A ameaça autoritária que paira no Mercosul

Discurso do ministro José Serra na cerimônia de transmissão do cargo de ministro de Estado das Relações Exteriores. Brasília, 18 de maio de 2016 Foto: Jessika Lima/AIG-MRE

Foto: Jessika Lima/AIG-MRE

por Jeferson Miola

O impedimento da posse da Venezuela na presidência pro tempore do MERCOSUL é um golpe à democracia do MERCOSUL, porque significa a ruptura das regras previstas nos instrumentos jurídicos e legais do bloco. É um golpe à democracia comunitária que tem o objetivo estratégico de sabotar e debilitar o MERCOSUL para satisfazer os interesses de Washington.

O desrespeito dos governos da Argentina, Brasil e Paraguai à Constituição e à Lei básica do MERCOSUL – o Tratado de Assunção e o Protocolo de Ouro Preto – é uma evidência assombrosa da ameaça autoritária com viés fascista que transborda da dinâmica interna dos países para o plano regional e continental.

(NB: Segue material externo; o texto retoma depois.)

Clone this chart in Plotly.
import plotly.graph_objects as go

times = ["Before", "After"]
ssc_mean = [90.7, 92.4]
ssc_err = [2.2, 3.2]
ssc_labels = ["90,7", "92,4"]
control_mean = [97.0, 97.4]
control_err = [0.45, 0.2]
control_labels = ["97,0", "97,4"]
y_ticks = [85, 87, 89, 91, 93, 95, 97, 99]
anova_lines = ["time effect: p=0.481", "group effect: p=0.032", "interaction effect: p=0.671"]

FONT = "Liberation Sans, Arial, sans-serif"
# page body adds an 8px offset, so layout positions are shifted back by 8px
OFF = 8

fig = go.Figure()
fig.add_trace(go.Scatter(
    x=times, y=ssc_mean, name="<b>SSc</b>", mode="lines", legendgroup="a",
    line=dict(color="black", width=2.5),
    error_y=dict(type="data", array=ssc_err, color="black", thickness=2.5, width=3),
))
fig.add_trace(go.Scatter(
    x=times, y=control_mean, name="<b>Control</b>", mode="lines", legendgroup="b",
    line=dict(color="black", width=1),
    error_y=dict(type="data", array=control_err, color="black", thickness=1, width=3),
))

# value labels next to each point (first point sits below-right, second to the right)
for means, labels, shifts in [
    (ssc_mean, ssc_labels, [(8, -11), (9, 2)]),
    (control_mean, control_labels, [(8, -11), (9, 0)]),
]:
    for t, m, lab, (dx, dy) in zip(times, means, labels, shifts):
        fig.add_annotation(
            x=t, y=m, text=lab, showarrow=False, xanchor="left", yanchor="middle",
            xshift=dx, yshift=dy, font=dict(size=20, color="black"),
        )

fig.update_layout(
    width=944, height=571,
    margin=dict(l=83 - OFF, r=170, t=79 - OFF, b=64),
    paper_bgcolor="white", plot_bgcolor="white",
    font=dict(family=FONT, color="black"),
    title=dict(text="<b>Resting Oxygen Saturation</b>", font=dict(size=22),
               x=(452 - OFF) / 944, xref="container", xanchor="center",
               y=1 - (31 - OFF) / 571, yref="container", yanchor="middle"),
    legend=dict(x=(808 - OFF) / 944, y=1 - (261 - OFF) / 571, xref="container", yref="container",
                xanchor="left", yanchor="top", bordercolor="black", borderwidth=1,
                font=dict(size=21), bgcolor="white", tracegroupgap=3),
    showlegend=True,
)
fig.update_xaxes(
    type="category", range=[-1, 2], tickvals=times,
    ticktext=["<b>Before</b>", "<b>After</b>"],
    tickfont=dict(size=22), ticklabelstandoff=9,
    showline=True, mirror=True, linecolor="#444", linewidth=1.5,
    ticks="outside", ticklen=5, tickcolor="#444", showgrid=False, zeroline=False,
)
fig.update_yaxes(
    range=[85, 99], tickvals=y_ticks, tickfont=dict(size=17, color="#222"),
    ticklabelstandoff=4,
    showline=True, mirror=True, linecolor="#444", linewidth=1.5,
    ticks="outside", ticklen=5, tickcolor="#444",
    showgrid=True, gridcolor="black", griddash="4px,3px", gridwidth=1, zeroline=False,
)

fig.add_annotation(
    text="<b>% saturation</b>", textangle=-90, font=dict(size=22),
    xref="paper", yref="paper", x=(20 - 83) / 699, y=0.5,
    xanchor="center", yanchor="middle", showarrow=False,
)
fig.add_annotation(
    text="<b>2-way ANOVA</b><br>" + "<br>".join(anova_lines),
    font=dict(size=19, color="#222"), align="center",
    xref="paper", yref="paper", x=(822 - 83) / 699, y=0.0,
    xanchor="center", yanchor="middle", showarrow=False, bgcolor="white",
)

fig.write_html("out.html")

O autoritarismo ultrapassa as fronteiras nacionais, e assume a personalidade de um bloco histórico supra-nacional, que se identifica e se articula organicamente na convergência das políticas de restauração neoliberal pretendidas por estes governos de direita.

A ideia que legitima esta ofensiva fascista é uma só: a de que simples maiorias ocasionais se convertem em instância de Poder, situadas acima da Lei e acima da Constituição. Por este princípio fascista, não é necessário respeitar-se as leis e as regras estabelecidas; não há mais previsibilidade e estabilidade jurídico-institucional, porque basta a imposição das vontades e dos desejos momentâneos de maiorias circunstanciais.

Esta ideia “mágica e sedutora” da legitimidade das decisões majoritárias é um veneno mortal à democracia: as Leis não mais governam e protegem as sociedades, porque as sociedades passam a ser governadas pelas vontades e pelos desejos de eventuais maiorias.

É exatamente isso o que está acontecendo no Brasil. A imposição do impeachment da Presidente Dilma sem fundamento legal e jurídico é uma arbitrariedade que denota o caráter totalitário que assume uma maioria parlamentar ocasional – “a assembléia geral de bandidos”, como a imprensa internacional chama a Câmara dos Deputados.

O impeachment não passa de uma farsa, de um mero pretexto cínico empunhado por uma maioria eventual justamente porque não se ampara em elementos jurídicos e fatos determinados, mas unicamente na capacidade desta maioria impor sua vontade, mesmo que em afronta ao Estado Democrático de Direito.

A obstrução do direito legal e legítimo da Venezuela exercer a presidência pro tempore do MERCOSUL viola a democracia comunitária, e significa a extensão da lógica fascista verificável nas dinâmicas nacionais, para o âmbito regional.

A institucionalidade do MERCOSUL, nascida no período de governos ultra-liberais pós-ditatoriais, incorporou o princípio do consenso entre os Estados-parte – e não o de decisões majoritárias – para o procedimento deliberativo no bloco.

A posição ideológica de José Serra, o chanceler usurpador do Brasil, de ataque à Venezuela e ao direito internacional, é uma guinada perigosa na rota na diplomacia brasileira. Esta guinada inaugura um precedente muito ruim, que desperdiça a confiança e seriedade conquistadas pelo Brasil no sistema das nações.

A estrutura permanente do Itamaraty, sempre a postos para invocar o “caráter de Estado” [e não de governo] da Chancelaria, está chamada a se pronunciar a respeito desta violência que comete seu chanceler usurpador, sob pena de contribuir para o aviltamento do ativo moral e geopolítico que o Brasil conquistou no mundo a partir do governo Lula.

Os governos reacionários de Macri, Temer e Cartes representam a ameaça mais nociva à institucionalidade comunitária nos 25 anos de existência do MERCOSUL.

Estes são os ares sombrios que começam soprar no MERCOSUL, e que poderão alcançar o continente sul-americano para finalmente atingir toda a América Latina.

É preciso intensificar a resistência democrática e expandir a luta contra os golpistas e os fascistas para além das fronteiras nacionais.